Detroit, Bryant get in; Hopkins, Virginia out

Detroit and Bryant are in the NCAA lacrosse tournament for the first time, both with losing records. Johns Hopkins is on the sidelines for the first time in 42 years. Virginia is out for just the second time in 20 years. Princeton's season is over as well.

The result is an NCAA tournament that opens this weekend light on blue bloods and sprinkled with novices. Consider Bryant (8-10) and Detroit (5-9), teams that have both been playing Division I lacrosse for just five years but won their respective conference titles this season.

In the opening round of the NCAA tournament, the only matchup of lacrosse royalty is Cornell (12-3) at Maryland (10-3).

According to Terrapins coach John Tillman, a measure of parity has arrived because the growth of Division I lacrosse has lagged behind that of the youth level.

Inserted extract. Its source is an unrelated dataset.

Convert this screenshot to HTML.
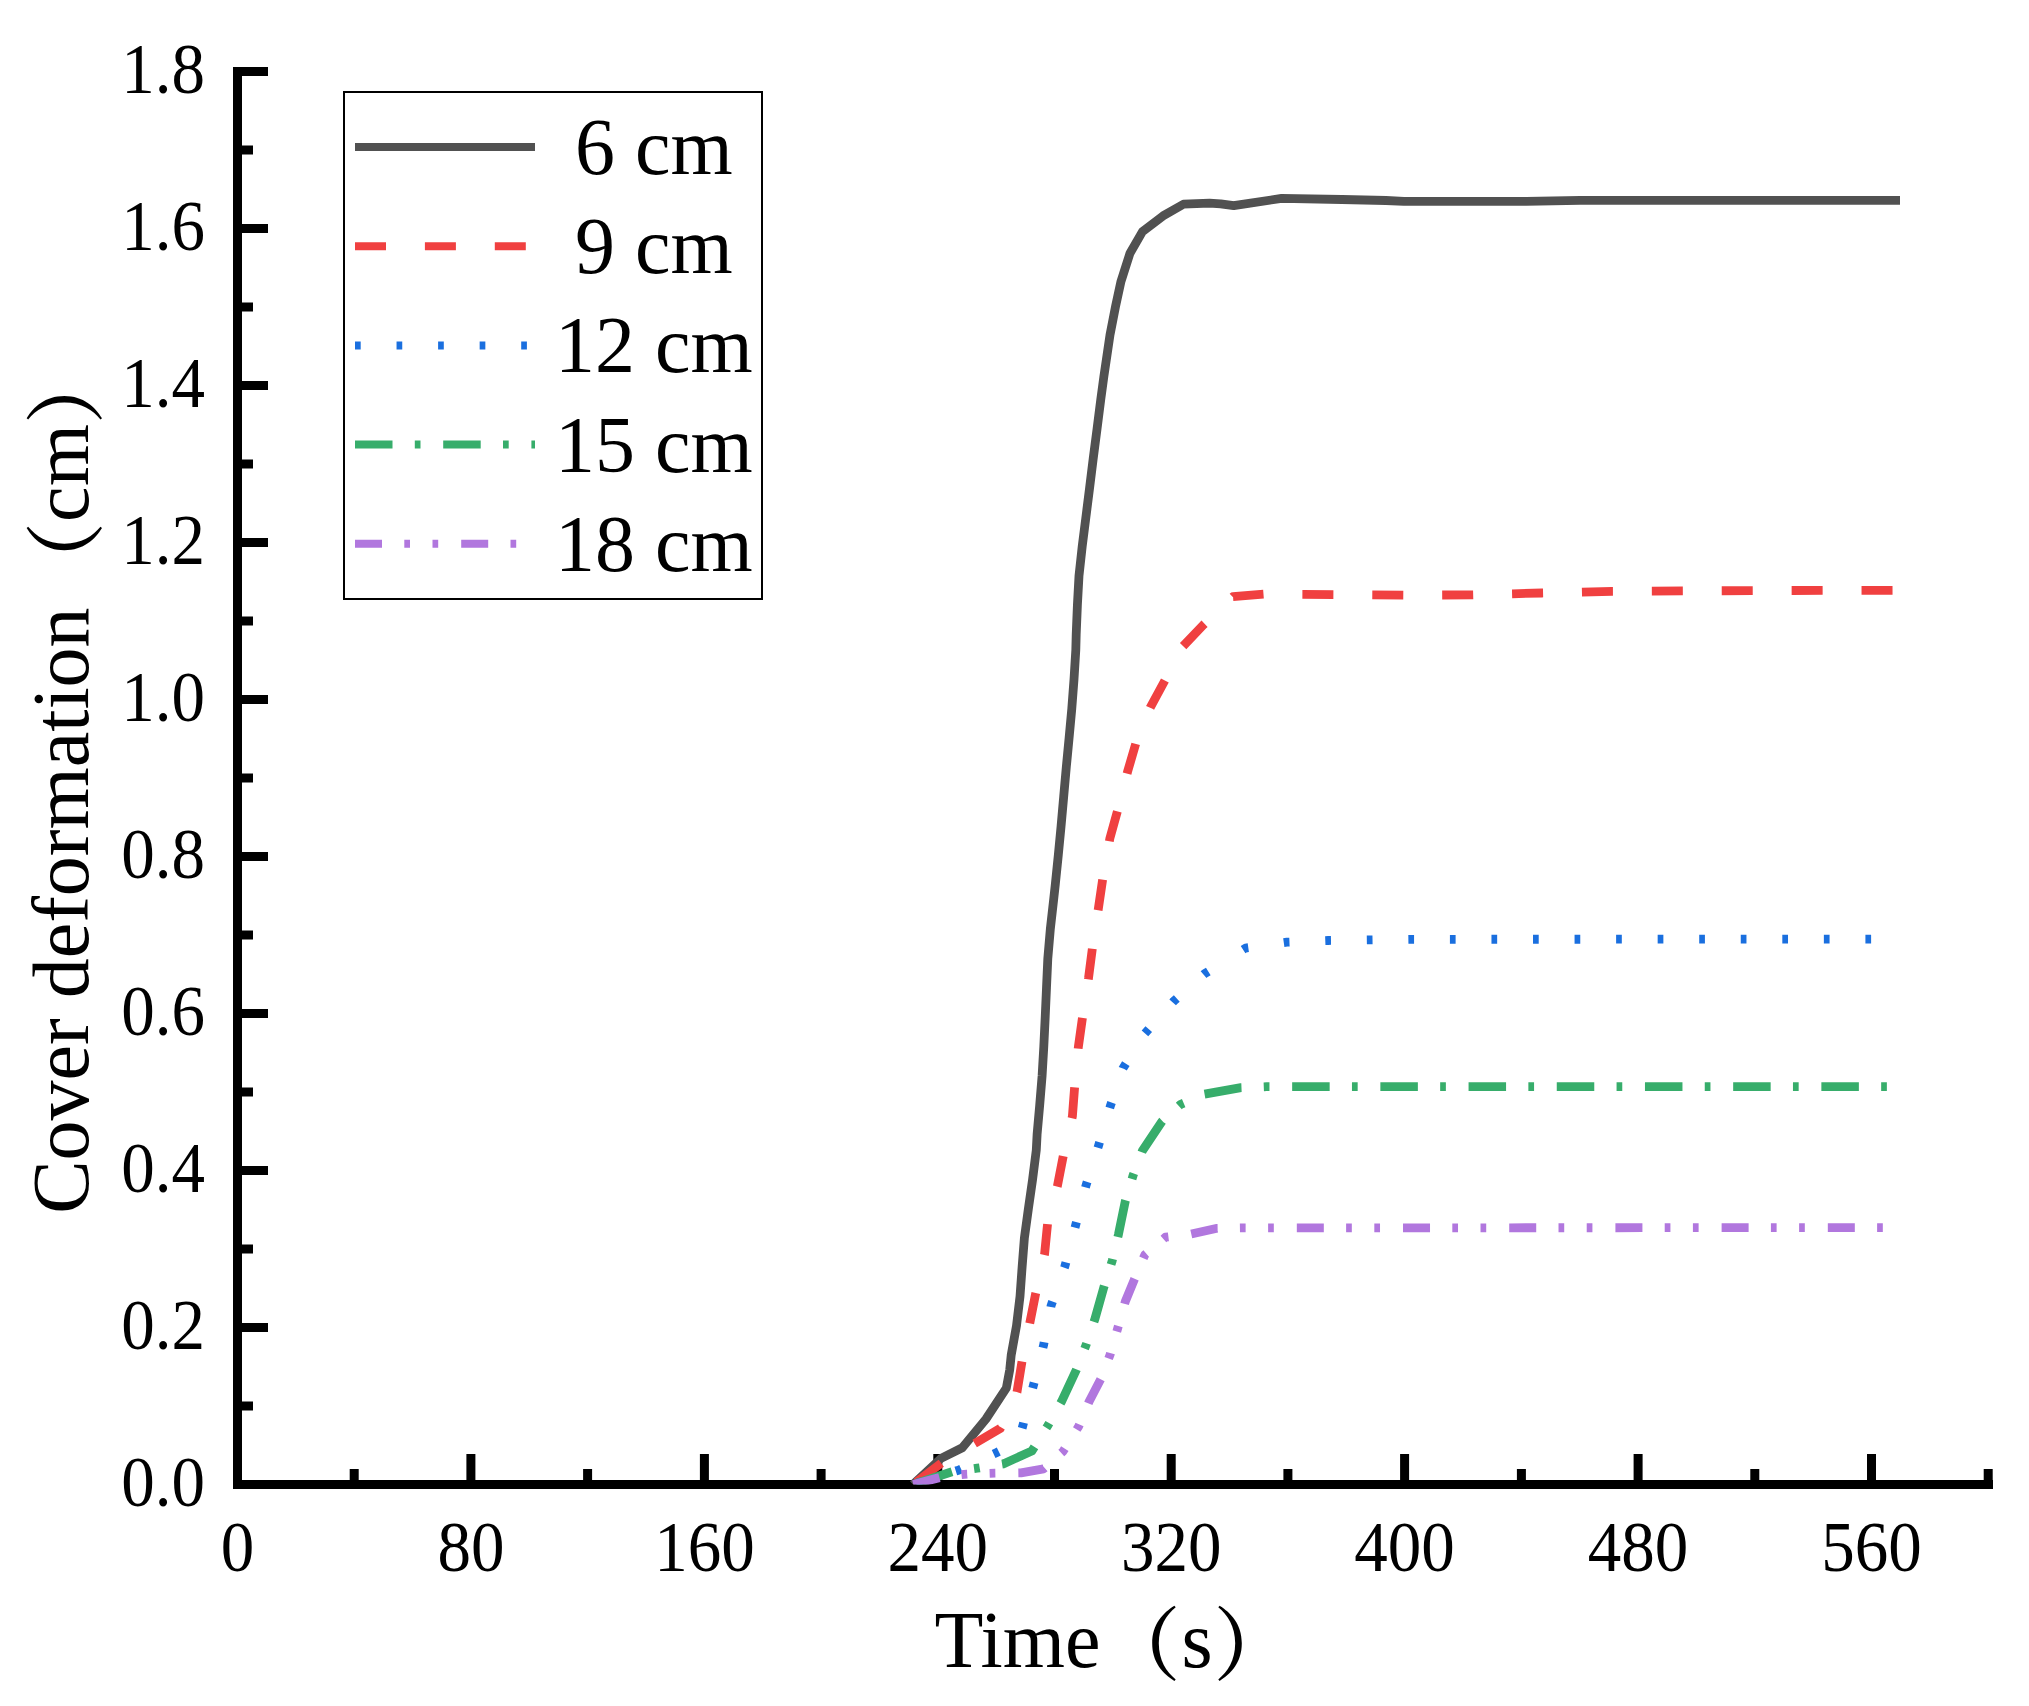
<!DOCTYPE html>
<html lang="en"><head><meta charset="utf-8"><title>Cover deformation vs time</title>
<style>html,body{margin:0;padding:0;background:#fff}svg{display:block}text{font-family:'Liberation Serif','Noto Serif CJK SC',serif;fill:#000}</style></head><body>
<svg width="2029" height="1706" viewBox="0 0 2029 1706">
<rect x="0" y="0" width="2029" height="1706" fill="#ffffff"/>
<g stroke="#000" stroke-width="9" fill="none" stroke-linecap="butt">
<path d="M237.5 67.0 L237.5 1484.5 L1993.0 1484.5"/>
<path d="M237.5 1406.0 H253 M237.5 1327.5 H268 M237.5 1249.0 H253 M237.5 1170.5 H268 M237.5 1092.0 H253 M237.5 1013.5 H268 M237.5 935.0 H253 M237.5 856.5 H268 M237.5 778.0 H253 M237.5 699.5 H268 M237.5 621.0 H253 M237.5 542.5 H268 M237.5 464.0 H253 M237.5 385.5 H268 M237.5 307.0 H253 M237.5 228.5 H268 M237.5 150.0 H253 M237.5 71.5 H268 M354.2 1484.5 V1469 M470.9 1484.5 V1454 M587.6 1484.5 V1469 M704.4 1484.5 V1454 M821.1 1484.5 V1469 M937.8 1484.5 V1454 M1054.5 1484.5 V1469 M1171.2 1484.5 V1454 M1287.9 1484.5 V1469 M1404.6 1484.5 V1454 M1521.4 1484.5 V1469 M1638.1 1484.5 V1454 M1754.8 1484.5 V1469 M1871.5 1484.5 V1454 M1988.2 1484.5 V1469"/>
</g>
<defs><clipPath id="plotclip"><rect x="237.5" y="71.5" width="1755.5" height="1413.0"/></clipPath></defs>
<g clip-path="url(#plotclip)" fill="none" stroke-width="8.8" stroke-linejoin="round">
<polyline stroke="#515151" points="913.0,1484.5 941.0,1458.4 962.3,1447.8 986.0,1419.0 1006.3,1388.2 1009.7,1370.0 1011.2,1355.1 1016.5,1325.8 1020.0,1296.5 1022.1,1267.2 1024.4,1237.9 1028.4,1208.6 1032.6,1179.3 1036.3,1150.0 1037.1,1134.4 1039.7,1105.1 1042.1,1075.8 1043.8,1046.5 1045.2,1017.2 1046.5,987.9 1047.8,958.6 1050.3,929.3 1053.6,900.0 1055.3,884.4 1058.3,855.1 1061.1,825.8 1063.7,796.5 1066.3,767.2 1069.1,737.9 1071.8,708.6 1074.0,679.3 1075.8,650.0 1076.2,634.4 1077.4,605.1 1079.0,575.8 1082.2,546.5 1085.9,517.2 1089.6,487.9 1093.2,458.6 1097.0,429.3 1100.7,400.0 1103.8,377.0 1110.0,334.8 1115.5,306.7 1121.0,281.3 1130.0,253.2 1142.6,231.4 1163.0,215.9 1183.4,204.2 1209.5,203.2 1220.7,203.9 1233.7,205.7 1281.6,198.4 1342.0,199.5 1386.0,200.5 1404.0,201.4 1526.0,201.4 1580.0,200.4 1900.0,200.3"/>
<polyline stroke="#F04040" stroke-dasharray="31 38.9" stroke-dashoffset="-4.3" points="913.0,1484.5 942.6,1462.3 1000.3,1428.4 1010.0,1412.0 1017.0,1392.0 1022.0,1361.4 1029.8,1323.0 1035.7,1293.4 1044.6,1254.0 1047.6,1223.4 1057.4,1186.0 1063.5,1154.7 1072.4,1116.3 1074.7,1086.1 1078.3,1047.3 1082.6,1016.7 1088.5,978.3 1092.5,947.3 1098.4,908.3 1102.9,877.7 1109.8,838.7 1117.7,810.1 1127.6,771.6 1135.9,743.1 1150.2,707.6 1164.6,681.0 1182.8,646.5 1203.5,624.8 1233.0,596.6 1263.6,594.2 1334.0,594.6 1404.0,595.2 1473.0,594.8 1542.0,593.0 1612.0,591.3 1752.0,590.6 1900.0,590.3"/>
<polyline stroke="#1A6FDF" stroke-dasharray="5.7 35.85" stroke-dashoffset="-3.3" points="913.0,1484.5 958.5,1470.2 996.3,1452.7 1018.5,1441.5 1022.9,1425.4 1033.4,1385.4 1043.6,1345.0 1051.1,1305.6 1064.9,1266.2 1075.6,1225.3 1086.0,1185.5 1098.6,1145.5 1110.4,1105.8 1123.0,1068.2 1143.9,1034.5 1173.9,1001.0 1204.5,973.8 1225.0,961.0"/>
<polyline stroke="#1A6FDF" stroke-dasharray="5.7 35.85" stroke-dashoffset="20.2" points="1225.0,961.0 1245.5,948.1 1286.9,942.2 1328.3,940.5 1411.0,939.3 1900.0,939.1"/>
<polyline stroke="#37AD6B" stroke-dasharray="37.5 22.3 5.7 22.7" stroke-dashoffset="-3.5" points="913.0,1484.5 952.0,1471.8 977.2,1468.2 1003.2,1463.9 1031.8,1451.1 1047.6,1426.0 1061.4,1401.8 1076.2,1370.2 1086.0,1345.2 1094.9,1319.0 1103.8,1287.4 1112.2,1260.8 1118.5,1234.2 1125.4,1200.7 1133.1,1175.4 1142.4,1150.8 1162.1,1121.2 1180.4,1104.5 1204.5,1094.2 1240.9,1087.7 1266.6,1086.7 1329.6,1086.6 1900.0,1086.6"/>
<polyline stroke="#B177DE" stroke-dasharray="27 22.3 5.7 22.5 5.7 23" stroke-dashoffset="-0.3" points="913.0,1484.5 943.0,1476.7 967.1,1474.1 994.9,1473.2 1021.0,1472.8 1043.6,1468.8 1063.0,1451.5 1078.7,1426.4 1089.0,1401.8 1100.8,1379.1 1110.3,1354.1 1118.0,1327.3 1125.4,1301.2 1134.3,1279.6 1144.8,1254.9 1165.5,1237.2 1190.5,1234.2 1217.1,1228.3 1243.1,1227.9 1900.0,1227.6"/>
</g>
<g font-size="67">
<text transform="translate(205 1505.5) scale(1 1.07)" text-anchor="end">0.0</text>
<text transform="translate(205 1348.5) scale(1 1.07)" text-anchor="end">0.2</text>
<text transform="translate(205 1191.5) scale(1 1.07)" text-anchor="end">0.4</text>
<text transform="translate(205 1034.5) scale(1 1.07)" text-anchor="end">0.6</text>
<text transform="translate(205 877.5) scale(1 1.07)" text-anchor="end">0.8</text>
<text transform="translate(205 720.5) scale(1 1.07)" text-anchor="end">1.0</text>
<text transform="translate(205 563.5) scale(1 1.07)" text-anchor="end">1.2</text>
<text transform="translate(205 406.5) scale(1 1.07)" text-anchor="end">1.4</text>
<text transform="translate(205 249.5) scale(1 1.07)" text-anchor="end">1.6</text>
<text transform="translate(205 92.5) scale(1 1.07)" text-anchor="end">1.8</text>
<text transform="translate(237.5 1571) scale(1 1.07)" text-anchor="middle">0</text>
<text transform="translate(470.9 1571) scale(1 1.07)" text-anchor="middle">80</text>
<text transform="translate(704.4 1571) scale(1 1.07)" text-anchor="middle">160</text>
<text transform="translate(937.8 1571) scale(1 1.07)" text-anchor="middle">240</text>
<text transform="translate(1171.2 1571) scale(1 1.07)" text-anchor="middle">320</text>
<text transform="translate(1404.6 1571) scale(1 1.07)" text-anchor="middle">400</text>
<text transform="translate(1638.1 1571) scale(1 1.07)" text-anchor="middle">480</text>
<text transform="translate(1871.5 1571) scale(1 1.07)" text-anchor="middle">560</text>
</g>
<text x="1114" y="1666.6" font-size="80" text-anchor="middle">Time<tspan dy="6" font-weight="600">（</tspan><tspan dy="-6" dx="1">s</tspan><tspan dy="6" dx="1" font-weight="600">）</tspan></text>
<text transform="translate(88 779) rotate(-90)" font-size="80" text-anchor="middle">Cover deformation<tspan dy="6" dx="5.5" font-weight="600">（</tspan><tspan dy="-6">cm</tspan><tspan dy="6" font-weight="600">）</tspan></text>
<rect x="344" y="92" width="418" height="507" fill="#fff" stroke="#000" stroke-width="2"/>
<line x1="355" y1="147.0" x2="535" y2="147.0" stroke="#515151" stroke-width="8"/>
<text transform="translate(575 173.6) scale(1 1.015)" font-size="80">6 cm</text>
<line x1="355" y1="246.2" x2="535" y2="246.2" stroke="#F04040" stroke-width="8" stroke-dasharray="31 38.9"/>
<text transform="translate(575 272.9) scale(1 1.015)" font-size="80">9 cm</text>
<line x1="355" y1="345.4" x2="535" y2="345.4" stroke="#1A6FDF" stroke-width="8" stroke-dasharray="5.7 35.85"/>
<text transform="translate(555 372.2) scale(1 1.015)" font-size="80">12 cm</text>
<line x1="355" y1="444.6" x2="535" y2="444.6" stroke="#37AD6B" stroke-width="8" stroke-dasharray="37.5 22.3 5.7 22.7"/>
<text transform="translate(555 471.5) scale(1 1.015)" font-size="80">15 cm</text>
<line x1="355" y1="543.8" x2="535" y2="543.8" stroke="#B177DE" stroke-width="8" stroke-dasharray="27 22.3 5.7 22.5 5.7 23"/>
<text transform="translate(555 570.8) scale(1 1.015)" font-size="80">18 cm</text>
</svg></body></html>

"When the game's not expanding at the Division I level as much as you'd like, and you're getting that much more growth at the youth level, there's gonna be more and more high school players to choose from," Tillman said. "People are looking outside the United States as well, looking at areas like Canada and Australia to find players, so you have a bigger pool of players, yet you still have a rather small number of Division I schools."

As a result, the disparity between the talent level of the best and worst college programs is shrinking. This year, parity was evident in the regular season like never before. No team enters the NCAA tournament with fewer than three losses, which has never happened.

ACC champion North Carolina (12-3) is ranked No. 1 in both polls, but is seeded fifth and will get a considerably tougher first-round opponent in Lehigh (12-4) than will top seed Syracuse (13-3), which hosts Bryant, or second seed Notre Dame (10-4), which faces Detroit.

No team may have a tougher first-round foe than Maryland. All three of the losses for Cornell came by a single goal. The Big Red rank No. 1 in a computer power rating index by yet are is unseeded, an indicator of how many quality teams are in the tournament.

There are also plenty of quality teams that came up short of making the tournament. Johns Hopkins (9-5) and Princeton (9-6) are Nos. 4 and 8 respectively in the computerized ranking system. Bucknell (12-4) won three of six games against teams that made the tournament.

These teams have found more competition recently from schools that have increased their emphasis on the sport. Three years ago, Penn State lured one of the nation's best coaches, Jeff Tambroni, from Cornell. The move paid dividends this season for the tournament-bound Nitany Lions (12-4).

"There are a lot of schools that are investing more in terms of coaching staffs and facilities. By doing that, players and teams are developing at a faster rate," Tillman said. "It's just hard. Any win at the Division I level is a win you'll take because you realize how difficult it is."